The holidays have come and gone and 2013 is officially upon us. Perhaps you've indulged in about all the cookies and 'nog you can manage for the next year, but you're still looking for something to tame that nagging sweet tooth. Might I suggest a light and festive Jell-O mold, to keep some good cheer in the New Year?

I'll admit that when I hear Jell-O mold, the phrase conjures up visions of wobbly red and green towers studded with Mandarin orange slices and canned fruit cocktail. But it doesn't have to be so. While Jell-O may have taken a turn for the worse in 60s and 70s, the form is older, much older. Peter Cooper, inventor extraordinaire and founder of Cooper Union college, obtained the first patent for gelatin desserts. Cooper sold the patent to Pearle Wait who added color and flavoring and sold it as a pre-packaged dessert mix and first marketed it as Jell-O. And plain gelatin desserts? Those date all the way back to late medieval times, with molds being first introduced during the Victorian period.
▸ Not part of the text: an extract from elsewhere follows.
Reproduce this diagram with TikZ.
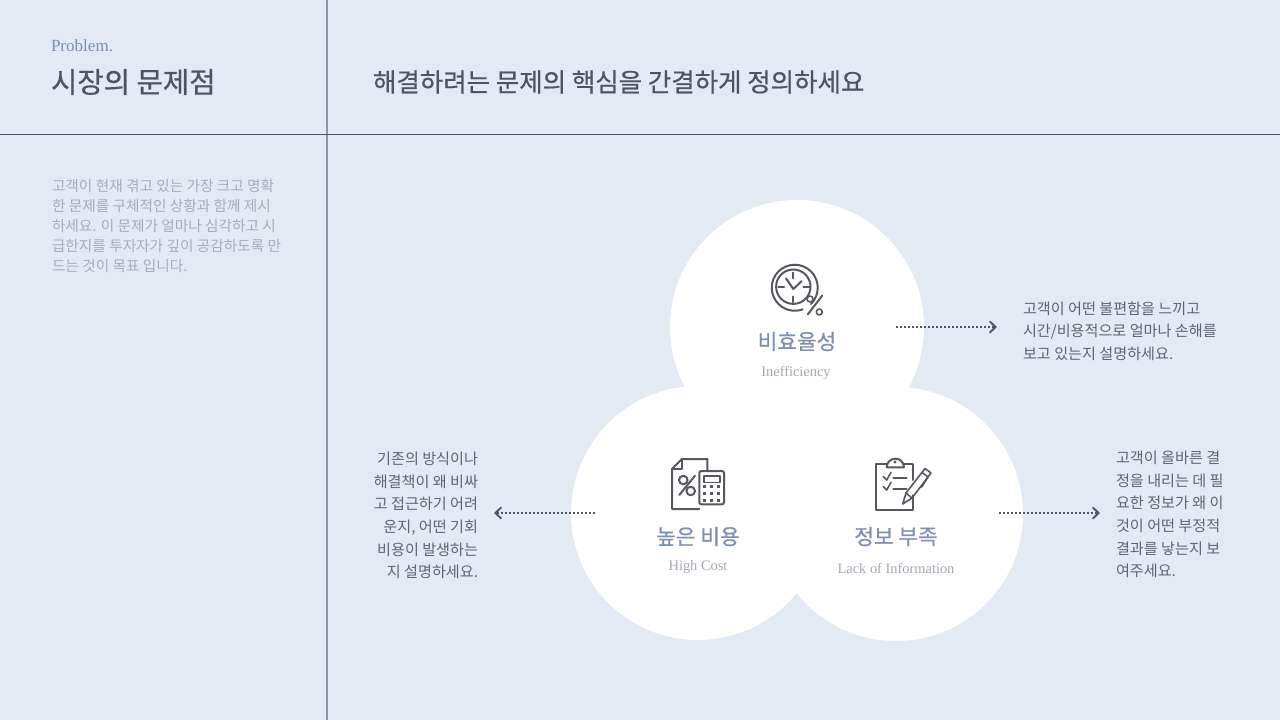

Jell-O molds can be as clever and sophisticated as you can imagine. Last year for the Mad Men Season 5 premiere, I whipped up some cocktail based Jell-O shots which turned me on to the idea of making a sparkling Jell-O mold. This mold shuns dyes and artificial flavorings to focus on booze and fruit, geling prosecco with white cranberry juice, a bit of sugar and raspberries for a light and refreshing treat. And honestly, what better way to kick off the New Year than with some booze and fruit?